Persecution was a daily reality for third-century Christians in Rome. And in 258, the Emperor Valerian began another massive round. He issued an edict commanding that all bishops, priests, and deacons should be put to death, and he gave the Imperial treasury power to confiscate all money and possessions from Christians.

In light of the news, Pope Sixtus II quickly ordained a young Spanish theologian, Lawrence, to become archdeacon of Rome. The important position put Lawrence in charge of the Church’s riches, and it gave him responsibility for the Church’s outreach to the poor.
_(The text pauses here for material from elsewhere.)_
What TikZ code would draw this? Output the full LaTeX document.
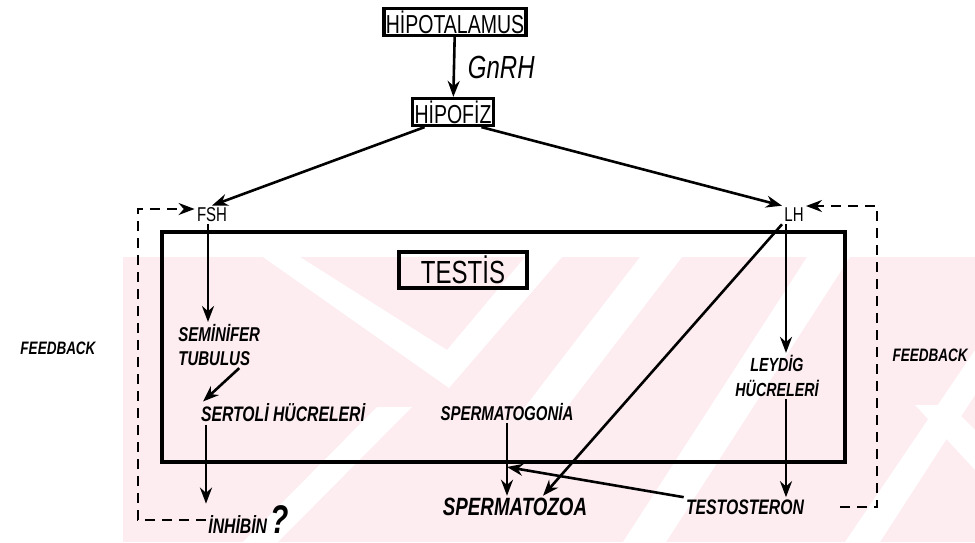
\documentclass[tikz,border=0pt]{standalone}
\usepackage{fontspec}
\setmainfont{Liberation Sans}
\newfontfamily\hand[FakeStretch=0.75]{Liberation Sans}
\usetikzlibrary{arrows.meta}
\definecolor{wmark}{RGB}{253,236,240}

\begin{document}
\begin{tikzpicture}[x=0.5pt,y=-0.5pt]
  \tikzstyle{hbox}=[draw,line width=1.7pt,inner xsep=3pt,inner ysep=3pt]
  \tikzstyle{caps}=[font=\hand\fontsize{10}{12}\selectfont,inner sep=1pt]
  \tikzstyle{hand}=[font=\hand\bfseries\itshape\fontsize{10}{12}\selectfont,inner sep=1pt]
  \tikzstyle{arr}=[-{Stealth[length=8pt,width=6pt]},line width=1.3pt]
  \tikzstyle{fb}=[line width=1.1pt,dash pattern=on 5pt off 3.5pt]
  \useasboundingbox (0,0) rectangle (975,542);
  % watermark in the background
  \fill[wmark] (123,257) rectangle (975,542);
  \fill[white] (263,257) -- (300,257) -- (447,350) -- (525,257) -- (562,257) -- (449,388) -- cycle;
  \fill[white] (640,257) -- (682,257) -- (557,420) -- (515,420) -- cycle;
  \fill[white] (807,257) -- (850,257) -- (666,542) -- (623,542) -- cycle;
  \fill[white] (377,407) -- (412,407) -- (278,542) -- (243,542) -- cycle;
  \fill[white] (975,350) -- (975,395) -- (880,542) -- (845,542) -- cycle;
  \fill[white] (915,405) -- (950,405) -- (975,430) -- (975,470) -- cycle;
  % testis
  \draw[line width=1.9pt] (162,232) rectangle (845,462);
  % nodes
  \node(hipo)[hbox,caps,font=\hand\fontsize{13}{15}\selectfont] at (455,22) {HİPOTALAMUS};
  \node(hipof)[hbox,caps,font=\hand\fontsize{13}{15}\selectfont] at (453,112) {HİPOFİZ};
  \node(fsh)[caps] at (212,215) {FSH};
  \node(lh)[caps] at (794,215) {LH};
  \node(testis)[hbox,caps,inner xsep=11pt,inner ysep=2pt,font=\hand\fontsize{16}{18}\selectfont] at (463,270) {TESTİS};
  \node(semi)[hand,align=left,anchor=north west] at (176,322) {SEMİNİFER\\TUBULUS};
  \node(sert)[hand,font=\hand\bfseries\itshape\fontsize{10.5}{12}\selectfont] at (283,413) {SERTOLİ HÜCRELERİ};
  \node(inh)[hand,anchor=west,font=\hand\bfseries\itshape\fontsize{10.5}{12}\selectfont] at (206,520) {İNHİBİN\,{\fontsize{20}{20}\selectfont ?}};
  \node(sgon)[hand] at (507,412) {SPERMATOGONİA};
  \node(szoa)[hand,font=\hand\bfseries\itshape\fontsize{12.5}{14}\selectfont] at (515,507) {SPERMATOZOA};
  \node(leyd)[hand,align=center,font=\hand\bfseries\itshape\fontsize{9.5}{12.5}\selectfont] at (777,376) {LEYDİG\\HÜCRELERİ};
  \node(test)[hand,font=\hand\bfseries\itshape\fontsize{10.5}{12}\selectfont] at (745,507) {TESTOSTERON};
  \node(fbl)[hand,font=\hand\bfseries\itshape\fontsize{9}{11}\selectfont] at (58,348) {FEEDBACK};
  \node(fbr)[hand,font=\hand\bfseries\itshape\fontsize{9}{11}\selectfont] at (930,355) {FEEDBACK};
  \coordinate(conv) at (507,467);
  \coordinate(cl) at (138,209);
  \coordinate(cr) at (877,206);
  % connectors
  \draw[arr] (hipo) -- (hipof) node[midway,right=3pt,font=\hand\itshape\fontsize{16}{18}\selectfont]{GnRH};
  \draw[arr] (hipof.208) -- (fsh.north);
  \draw[arr] (hipof.332) -- (lh.north west);
  \draw[arr] ([xshift=-2pt]fsh.south) -- ([xshift=-2pt]fsh.south |- semi.north);
  \draw[arr] ([xshift=10pt]semi.south) -- ([xshift=-40pt]sert.north);
  \draw[arr] (sert.south -| inh.west) -- (inh.north west);
  \draw[arr] (sgon.south) -- (sgon.south |- szoa.north);
  \draw[arr] (test.north west) -- (conv);
  \draw[arr] (lh.south west) -- ([xshift=14pt]szoa.north);
  \draw[arr] ([xshift=-4pt]lh.south) -- ([xshift=-4pt]lh.south |- leyd.north);
  \draw[arr] ([xshift=-4pt]lh.south |- leyd.south) -- ([xshift=-4pt]lh.south |- test.north);
  % feedback loops
  \draw[fb,arr,line width=1.1pt] (inh.west) -| (cl) -- (cl -| fsh.west);
  \draw[fb,arr,line width=1.1pt] ([xshift=17pt]test.east) -| (cr) -- (cr -| lh.east);
\end{tikzpicture}
\end{document}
The pope sensed his own days were numbered and therefore commissioned Lawrence to protect the Church’s treasure.

On August 6, 258, Valerian captured Pope Sixtus while he celebrated the liturgy, and had him beheaded. Afterwards, he set his sights on the pope’s young protégé, Lawrence. But before killing him, the Emperor demanded the archdeacon turn over all the riches of the Church. He gave Lawrence three days to round it up.

Lawrence worked swiftly. He sold the Church’s vessels and gave the money to widows and the sick. He distributed all the Church’s property to the poor. On the third day, the Emperor summoned Lawrence to his palace and asked for the treasure. With great aplomb, Lawrence entered the palace, stopped, and then gestured back to the door where, streaming in behind him, poured crowds of poor, crippled, blind, and suffering people. “These are the true treasures of the Church,” he boldly proclaimed. One early account even has him adding, “The Church is truly rich, far richer than the Emperor.”

Unsurprisingly, Lawrence’s act of defiance infuriated the Emperor. Valerian ordered his death that same day via grilling on a rack. Hundreds of year later, Lawrence is still remembered for his final jest: while being barbecued alive, he quipped to his executioners, “I’m well done. Turn me over!”

Although his quip is how many people remember Lawrence, we shouldn’t forget his insight regarding the Church’s real treasure. Many people criticize the Church for being too opulent and rich, and the criticism is true. She is unfathomably wealthy. But that wealth is bound not in buildings, art, and vessels but in her suffering and vulnerable faithful, who though poor in spirit have inherited a kingdom surpassing even the glories of Rome.